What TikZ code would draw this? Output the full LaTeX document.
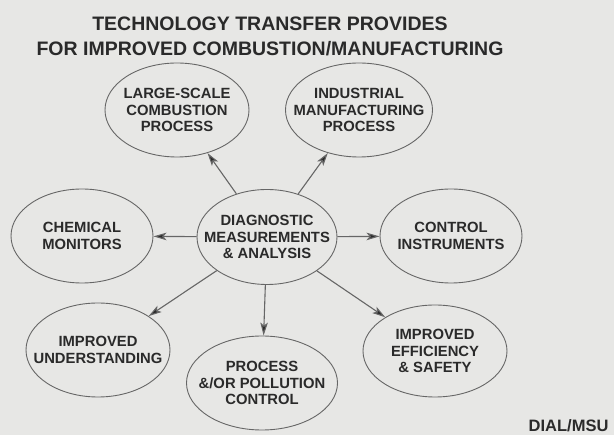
\documentclass[tikz,border=0pt]{standalone}
\usepackage{fontspec}
\setmainfont{Liberation Sans}
\usetikzlibrary{shapes.geometric,arrows.meta}
\definecolor{bg}{HTML}{E7E7E5}
\definecolor{ink}{HTML}{2A2A2A}
\definecolor{edge}{HTML}{666666}
\tikzset{
  bubble/.style={ellipse, draw=edge, line width=0.9pt, inner sep=0pt,
    minimum width=144pt, minimum height=94pt},
  btext/.style={align=center, text=ink, inner sep=0pt,
    font=\bfseries\fontsize{14.8}{16.7}\selectfont},
  link/.style={draw=edge, line width=1.1pt,
    -{Stealth[length=13pt,width=7.5pt,inset=3pt,fill=ink]}},
}
\begin{document}
\begin{tikzpicture}[x=1pt,y=-1pt]
\fill[bg] (0,0) rectangle (614,435);
\useasboundingbox (0,0) rectangle (614,435);
\node[align=center, text=ink, font=\bfseries\fontsize{19.5}{25}\selectfont] (title) at (270,36)
  {TECHNOLOGY TRANSFER PROVIDES\\FOR IMPROVED COMBUSTION/MANUFACTURING};
\node[bubble, minimum width=140pt, minimum height=95pt] (diag) at (267,237) {};
\node[btext] (diagt) at (diag) {DIAGNOSTIC\\MEASUREMENTS\\\& ANALYSIS};
\node[bubble] (large) at (177,110) {};
\node[btext] (larget) at (large) {LARGE-SCALE\\COMBUSTION\\PROCESS};
\node[bubble, minimum width=147pt] (indus) at (359,110) {};
\node[btext] (indust) at (indus) {INDUSTRIAL\\MANUFACTURING\\PROCESS};
\node[bubble, minimum width=142pt] (chem) at (82,236) {};
\node[btext] (chemt) at (chem) {CHEMICAL\\MONITORS};
\node[bubble, minimum width=142pt] (ctrl) at (451,236) {};
\node[btext] (ctrlt) at (ctrl) {CONTROL\\INSTRUMENTS};
\node[bubble] (under) at (98,350) {};
\node[btext] (undert) at (under) {IMPROVED\\UNDERSTANDING};
\node[bubble, minimum width=151pt] (proc) at (262,383) {};
\node[btext] (proct) at (proc) {PROCESS\\\&/OR POLLUTION\\CONTROL};
\node[bubble, minimum height=92pt] (eff) at (435,351) {};
\node[btext] (efft) at (eff) {IMPROVED\\EFFICIENCY\\\& SAFETY};
\node[anchor=base east, text=ink, font=\bfseries\fontsize{16.5}{18}\selectfont] (dial) at (612,432) {DIAL/MSU};
\draw[link] (diag) -- (large);
\draw[link] (diag) -- (indus);
\draw[link] (diag) -- (chem);
\draw[link] (diag) -- (ctrl);
\draw[link] (diag) -- (under);
\draw[link] (diag) -- (proc);
\draw[link] (diag) -- (eff);
\end{tikzpicture}
\end{document}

▬▬▬▬▬▬▬▬▬▬

Work to complete → Without the pictures, repeat the listing above exactly.

Solution to the exercise →
What TikZ code would draw this? Output the full LaTeX document.
\documentclass[tikz,border=0pt]{standalone}
\usepackage{fontspec}
\setmainfont{Liberation Sans}
\usetikzlibrary{shapes.geometric,arrows.meta}
\definecolor{bg}{HTML}{E7E7E5}
\definecolor{ink}{HTML}{2A2A2A}
\definecolor{edge}{HTML}{666666}
\tikzset{
  bubble/.style={ellipse, draw=edge, line width=0.9pt, inner sep=0pt,
    minimum width=144pt, minimum height=94pt},
  btext/.style={align=center, text=ink, inner sep=0pt,
    font=\bfseries\fontsize{14.8}{16.7}\selectfont},
  link/.style={draw=edge, line width=1.1pt,
    -{Stealth[length=13pt,width=7.5pt,inset=3pt,fill=ink]}},
}
\begin{document}
\begin{tikzpicture}[x=1pt,y=-1pt]
\fill[bg] (0,0) rectangle (614,435);
\useasboundingbox (0,0) rectangle (614,435);
\node[align=center, text=ink, font=\bfseries\fontsize{19.5}{25}\selectfont] (title) at (270,36)
  {TECHNOLOGY TRANSFER PROVIDES\\FOR IMPROVED COMBUSTION/MANUFACTURING};
\node[bubble, minimum width=140pt, minimum height=95pt] (diag) at (267,237) {};
\node[btext] (diagt) at (diag) {DIAGNOSTIC\\MEASUREMENTS\\\& ANALYSIS};
\node[bubble] (large) at (177,110) {};
\node[btext] (larget) at (large) {LARGE-SCALE\\COMBUSTION\\PROCESS};
\node[bubble, minimum width=147pt] (indus) at (359,110) {};
\node[btext] (indust) at (indus) {INDUSTRIAL\\MANUFACTURING\\PROCESS};
\node[bubble, minimum width=142pt] (chem) at (82,236) {};
\node[btext] (chemt) at (chem) {CHEMICAL\\MONITORS};
\node[bubble, minimum width=142pt] (ctrl) at (451,236) {};
\node[btext] (ctrlt) at (ctrl) {CONTROL\\INSTRUMENTS};
\node[bubble] (under) at (98,350) {};
\node[btext] (undert) at (under) {IMPROVED\\UNDERSTANDING};
\node[bubble, minimum width=151pt] (proc) at (262,383) {};
\node[btext] (proct) at (proc) {PROCESS\\\&/OR POLLUTION\\CONTROL};
\node[bubble, minimum height=92pt] (eff) at (435,351) {};
\node[btext] (efft) at (eff) {IMPROVED\\EFFICIENCY\\\& SAFETY};
\node[anchor=base east, text=ink, font=\bfseries\fontsize{16.5}{18}\selectfont] (dial) at (612,432) {DIAL/MSU};
\draw[link] (diag) -- (large);
\draw[link] (diag) -- (indus);
\draw[link] (diag) -- (chem);
\draw[link] (diag) -- (ctrl);
\draw[link] (diag) -- (under);
\draw[link] (diag) -- (proc);
\draw[link] (diag) -- (eff);
\end{tikzpicture}
\end{document}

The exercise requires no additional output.